MEMÓRIAS PÓSTUMAS DE BRÁS CUBAS

Romance inaugural da fase madura de Machado de Assis, Memórias póstumas de Brás Cubas concretiza o ideal estético que consagrou o escritor e que marcaria sua obra.

Neste livro revolucionário, o autor recorre a um defunto-narrador, artifício que despe o relato de ilusões e pudores. Dessa forma, as memórias revelam com desencanto e sutileza o caráter repulsivo do protagonista que sintetiza a crítica machadiana à elite brasileira da época.

O ocioso bacharel de família burguesa Brás Cubas narra seu caso de amor adúltero enquanto expõe sua visão da vida por meio de divagações cada vez mais alinhadas com o Humanitismo, doutrina filosófica criada por seu amigo de infância, Quincas Borba, e que traspassa toda a estrutura do romance.

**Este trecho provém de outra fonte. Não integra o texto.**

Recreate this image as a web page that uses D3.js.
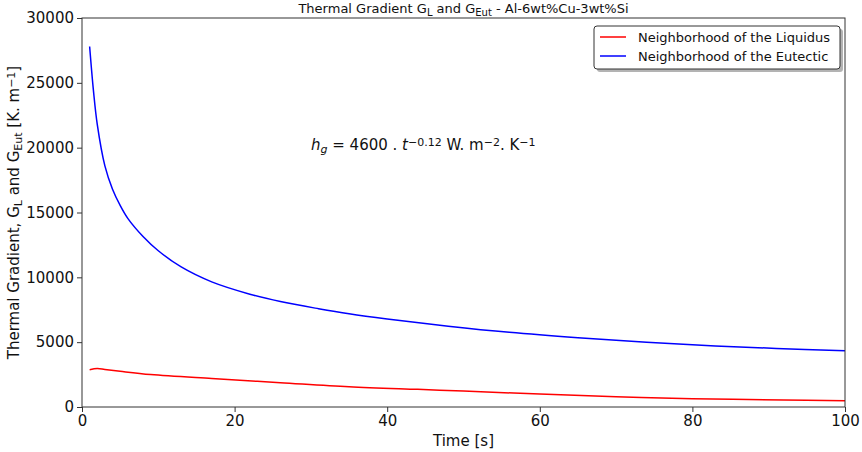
<!DOCTYPE html>
<html>
<head>
<meta charset="utf-8">
<script src="https://cdn.jsdelivr.net/npm/d3@7"></script>
<style>
  body { margin: 0; background: #fff; }
  svg { font-family: "DejaVu Sans", sans-serif; }
</style>
</head>
<body>
<script>
  var timeEutectic = [1, 1.5, 2, 3, 4, 5, 6, 8, 10, 13, 17, 22, 26, 31, 35, 40, 48, 56, 65, 74, 83, 91, 100];
  var gEutectic = [27800, 24400, 21800, 18600, 16800, 15550, 14550, 13150, 12050, 10800, 9650, 8700, 8130, 7580, 7190, 6790, 6235, 5760, 5340, 4990, 4710, 4520, 4330];
  var timeLiquidus = [1, 2, 3, 5, 9, 17, 26, 35, 44, 50, 60, 70, 80, 92, 100];
  var gLiquidus = [2880, 2960, 2890, 2750, 2500, 2190, 1875, 1565, 1360, 1230, 1000, 800, 640, 540, 485];
  var xTicks = [0, 20, 40, 60, 80, 100];
  var yTicks = [0, 5000, 10000, 15000, 20000, 25000, 30000];

  (function() {
    var W = 862, H = 452;
    var mLeft = 82, mRight = 845, mTop = 18, mBottom = 407;

    var svg = d3.select('body').append('svg').attr('width', W).attr('height', H);

    var x = d3.scaleLinear().domain([0, 100]).range([mLeft, mRight]);
    var y = d3.scaleLinear().domain([0, 30000]).range([mBottom, mTop]);

    var line = d3.line().x(function(d) { return x(d[0]); }).y(function(d) { return y(d[1]); }).curve(d3.curveCatmullRom.alpha(0.5));

    svg.append('path').datum(d3.zip(timeLiquidus, gLiquidus)).attr('d', line)
      .attr('fill', 'none').attr('stroke', '#ff0000').attr('stroke-width', 1.5);
    svg.append('path').datum(d3.zip(timeEutectic, gEutectic)).attr('d', line)
      .attr('fill', 'none').attr('stroke', '#0000ff').attr('stroke-width', 1.5);

    // axes
    var xAxis = svg.append('g').attr('transform', 'translate(0,' + mBottom + ')')
      .call(d3.axisBottom(x).tickValues(xTicks).tickSize(5).tickPadding(3).tickFormat(d3.format('d')));
    var yAxis = svg.append('g').attr('transform', 'translate(' + mLeft + ',0)')
      .call(d3.axisLeft(y).tickValues(yTicks).tickSize(5).tickPadding(3).tickFormat(d3.format('d')));
    [xAxis, yAxis].forEach(function(a) {
      a.select('.domain').remove();
      a.selectAll('line').attr('stroke', '#333');
      a.selectAll('text').attr('fill', '#111').style('font-size', '15px').style('font-family', '"DejaVu Sans", sans-serif');
    });

    svg.append('rect').attr('x', mLeft).attr('y', mTop).attr('width', mRight - mLeft).attr('height', mBottom - mTop)
      .attr('fill', 'none').attr('stroke', '#333').attr('stroke-width', 1);

    // title
    var title = svg.append('text').attr('x', (mLeft + mRight) / 2).attr('y', 13).attr('text-anchor', 'middle')
      .style('font-size', '13px').attr('fill', '#111');
    title.append('tspan').text('Thermal Gradient G');
    title.append('tspan').attr('baseline-shift', '-25%').style('font-size', '10px').text('L');
    title.append('tspan').text(' and G');
    title.append('tspan').attr('baseline-shift', '-25%').style('font-size', '10px').text('Eut');
    title.append('tspan').text(' - Al-6wt%Cu-3wt%Si');

    // axis labels
    svg.append('text').attr('x', (mLeft + mRight) / 2).attr('y', 446).attr('text-anchor', 'middle')
      .style('font-size', '15px').attr('fill', '#111').text('Time [s]');

    var yl = svg.append('text').attr('transform', 'translate(19,' + ((mTop + mBottom) / 2) + ') rotate(-90)')
      .attr('text-anchor', 'middle').style('font-size', '15px').attr('fill', '#111');
    yl.append('tspan').text('Thermal Gradient, G');
    yl.append('tspan').attr('baseline-shift', '-25%').style('font-size', '11px').text('L');
    yl.append('tspan').text(' and G');
    yl.append('tspan').attr('baseline-shift', '-25%').style('font-size', '11px').text('Eut');
    yl.append('tspan').text(' [K. m');
    yl.append('tspan').attr('baseline-shift', '40%').style('font-size', '11px').text('\u22121');
    yl.append('tspan').text(']');

    // annotation
    var ann = svg.append('text').attr('x', 311).attr('y', 150).style('font-size', '15px').attr('fill', '#111');
    ann.append('tspan').style('font-style', 'italic').text('h');
    ann.append('tspan').attr('baseline-shift', '-25%').style('font-size', '11px').style('font-style', 'italic').text('g');
    ann.append('tspan').text(' = 4600 . ');
    ann.append('tspan').style('font-style', 'italic').text('t');
    ann.append('tspan').attr('baseline-shift', '40%').style('font-size', '11px').text('\u22120.12');
    ann.append('tspan').text(' W. m');
    ann.append('tspan').attr('baseline-shift', '40%').style('font-size', '11px').text('\u22122');
    ann.append('tspan').text('. K');
    ann.append('tspan').attr('baseline-shift', '40%').style('font-size', '11px').text('\u22121');

    // legend
    var legendNames = ['Neighborhood of the Liquidus', 'Neighborhood of the Eutectic'];
    var legendColors = ['#ff0000', '#0000ff'];
    var lg = svg.append('g').attr('transform', 'translate(594,26)');
    lg.append('rect').attr('x', 3).attr('y', 3).attr('width', 246).attr('height', 43).attr('rx', 3)
      .attr('fill', '#808080').attr('opacity', 0.6);
    lg.append('rect').attr('width', 246).attr('height', 43).attr('rx', 3)
      .attr('fill', '#fff').attr('stroke', '#333').attr('stroke-width', 1);
    legendNames.forEach(function(name, i) {
      var yy = 11 + i * 19;
      lg.append('line').attr('x1', 6).attr('x2', 32).attr('y1', yy).attr('y2', yy)
        .attr('stroke', legendColors[i]).attr('stroke-width', 1.5);
      lg.append('text').attr('x', 44).attr('y', yy + 4.5).style('font-size', '13px').attr('fill', '#111').text(name);
    });
  }).call(this);
</script>
</body>
</html>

Mesmo com as diversas interrupções do enredo e o foco recorrente em assuntos triviais e cotidianos, a linguagem fluente e coesa conduz sedutoramente o leitor, deixando nas entrelinhas da narrativa farto material para reflexões mais profundas.


DOM CASMURRO

Uma das obras mundialmente célebres da literatura brasileira, Dom Casmurro (1900), trata das memórias do narrador-personagem Bento Santiago, o advogado recluso e calado que recebe e adota o apelido mencionado no título da obra.

Essas recordações são a tentativa, na velhice, da recuperação de si mesmo a partir das lembranças da adolescência e juventude. Indireta e gradualmente, o relato revela a transformação do jovem Bentinho no velho e solitário Dom Casmurro, que tenta justificar suas atitudes durante a vida, num tom por vezes acusatório

Com a sutileza que lhe é própria, Machado de Assis explora as incongruências do fluxo psicológico desse personagem, cujas reações e julgamentos deixam transparecer insegurança e ciúme. A escolha da narração em primeira pessoa permite o flagrante de percepções e sugestões enviesadas, ocasionando as ambiguidades que moldaram o mais famoso “narrador não confiável” da nossa literatura.